### Source excerpt:
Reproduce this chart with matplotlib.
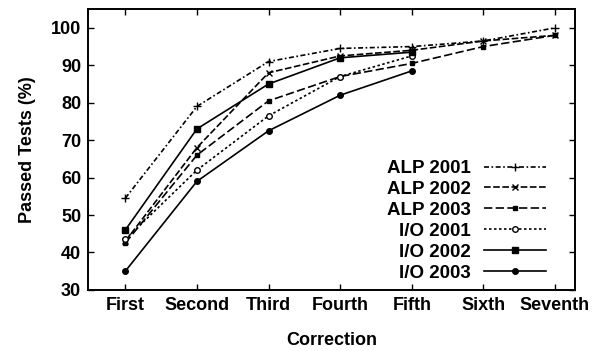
import matplotlib
matplotlib.use("Agg")
import matplotlib.pyplot as plt

categories = ["First", "Second", "Third", "Fourth", "Fifth", "Sixth", "Seventh"]
series_names = ["ALP 2001", "ALP 2002", "ALP 2003", "I/O 2001", "I/O 2002", "I/O 2003"]
alp_2001 = [54.5, 79.0, 91.0, 94.5, 95.0, 96.5, 100.0]
alp_2002 = [43.0, 68.0, 88.0, 92.5, 94.0, 96.5, 98.0]
alp_2003 = [42.5, 66.0, 80.5, 87.0, 90.5, 95.0, 98.0]
io_2001 = [43.5, 62.0, 76.5, 87.0, 92.5]
io_2002 = [46.0, 73.0, 85.0, 92.0, 93.5]
io_2003 = [35.0, 59.0, 72.5, 82.0, 88.5]
yticks = [30, 40, 50, 60, 70, 80, 90, 100]

plt.rcParams['font.family'] = ['Liberation Sans', 'DejaVu Sans']
plt.rcParams['font.weight'] = 'bold'
plt.rcParams['axes.labelweight'] = 'bold'

fig = plt.figure(figsize=(5.99, 3.51), dpi=100)
ax = fig.add_axes([0.147, 0.174, 0.813, 0.800])

data = [alp_2001, alp_2002, alp_2003, io_2001, io_2002, io_2003]
styles = [
    dict(ls=(0, (3, 1.5, 1, 1.5)), marker="+", ms=6, mfc="black"),
    dict(ls=(0, (4, 1.5)), marker="x", ms=4, mfc="black"),
    dict(ls=(0, (5, 2)), marker="s", ms=3.5, mfc="black"),
    dict(ls=(0, (1.5, 1.5)), marker="o", ms=4, mfc="white"),
    dict(ls="-", marker="s", ms=4, mfc="black"),
    dict(ls="-", marker="o", ms=4, mfc="black"),
]
for name, vals, st in zip(series_names, data, styles):
    xs = list(range(len(vals)))
    ax.plot(xs, vals, color="black", lw=1.2, label=name,
            linestyle=st["ls"], marker=st["marker"], markersize=st["ms"],
            markerfacecolor=st["mfc"], markeredgecolor="black", mew=1.0)

ax.set_xlim(-0.52, 6.28)
ax.set_ylim(30, 105)
ax.set_xticks(range(len(categories)))
ax.set_xticklabels(categories)
ax.set_yticks(yticks)
ax.tick_params(direction="in", length=4, width=1, top=True, right=True,
               labelsize=13, pad=5)
for sp in ax.spines.values():
    sp.set_linewidth(1.4)
ax.set_xlabel("Correction", fontsize=13, labelpad=13)
ax.set_ylabel("Passed Tests (%)", fontsize=13, labelpad=11)

leg = ax.legend(loc="lower right", bbox_to_anchor=(0.94, 0.03), frameon=False,
                markerfirst=False, handlelength=3.3, handletextpad=0.7,
                labelspacing=0.2, fontsize=13.5, borderaxespad=0.0, borderpad=0.0)
for t in leg.get_texts():
    t.set_ha("right")
    t.set_position((0, 0))

fig.savefig("out.png", dpi=100)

### Aim of the task:
Give an exact copy of the material, leaving out every picture.

### Written answer:
Reproduce this chart with matplotlib.
import matplotlib
matplotlib.use("Agg")
import matplotlib.pyplot as plt

categories = ["First", "Second", "Third", "Fourth", "Fifth", "Sixth", "Seventh"]
series_names = ["ALP 2001", "ALP 2002", "ALP 2003", "I/O 2001", "I/O 2002", "I/O 2003"]
alp_2001 = [54.5, 79.0, 91.0, 94.5, 95.0, 96.5, 100.0]
alp_2002 = [43.0, 68.0, 88.0, 92.5, 94.0, 96.5, 98.0]
alp_2003 = [42.5, 66.0, 80.5, 87.0, 90.5, 95.0, 98.0]
io_2001 = [43.5, 62.0, 76.5, 87.0, 92.5]
io_2002 = [46.0, 73.0, 85.0, 92.0, 93.5]
io_2003 = [35.0, 59.0, 72.5, 82.0, 88.5]
yticks = [30, 40, 50, 60, 70, 80, 90, 100]

plt.rcParams['font.family'] = ['Liberation Sans', 'DejaVu Sans']
plt.rcParams['font.weight'] = 'bold'
plt.rcParams['axes.labelweight'] = 'bold'

fig = plt.figure(figsize=(5.99, 3.51), dpi=100)
ax = fig.add_axes([0.147, 0.174, 0.813, 0.800])

data = [alp_2001, alp_2002, alp_2003, io_2001, io_2002, io_2003]
styles = [
    dict(ls=(0, (3, 1.5, 1, 1.5)), marker="+", ms=6, mfc="black"),
    dict(ls=(0, (4, 1.5)), marker="x", ms=4, mfc="black"),
    dict(ls=(0, (5, 2)), marker="s", ms=3.5, mfc="black"),
    dict(ls=(0, (1.5, 1.5)), marker="o", ms=4, mfc="white"),
    dict(ls="-", marker="s", ms=4, mfc="black"),
    dict(ls="-", marker="o", ms=4, mfc="black"),
]
for name, vals, st in zip(series_names, data, styles):
    xs = list(range(len(vals)))
    ax.plot(xs, vals, color="black", lw=1.2, label=name,
            linestyle=st["ls"], marker=st["marker"], markersize=st["ms"],
            markerfacecolor=st["mfc"], markeredgecolor="black", mew=1.0)

ax.set_xlim(-0.52, 6.28)
ax.set_ylim(30, 105)
ax.set_xticks(range(len(categories)))
ax.set_xticklabels(categories)
ax.set_yticks(yticks)
ax.tick_params(direction="in", length=4, width=1, top=True, right=True,
               labelsize=13, pad=5)
for sp in ax.spines.values():
    sp.set_linewidth(1.4)
ax.set_xlabel("Correction", fontsize=13, labelpad=13)
ax.set_ylabel("Passed Tests (%)", fontsize=13, labelpad=11)

leg = ax.legend(loc="lower right", bbox_to_anchor=(0.94, 0.03), frameon=False,
                markerfirst=False, handlelength=3.3, handletextpad=0.7,
                labelspacing=0.2, fontsize=13.5, borderaxespad=0.0, borderpad=0.0)
for t in leg.get_texts():
    t.set_ha("right")
    t.set_position((0, 0))

fig.savefig("out.png", dpi=100)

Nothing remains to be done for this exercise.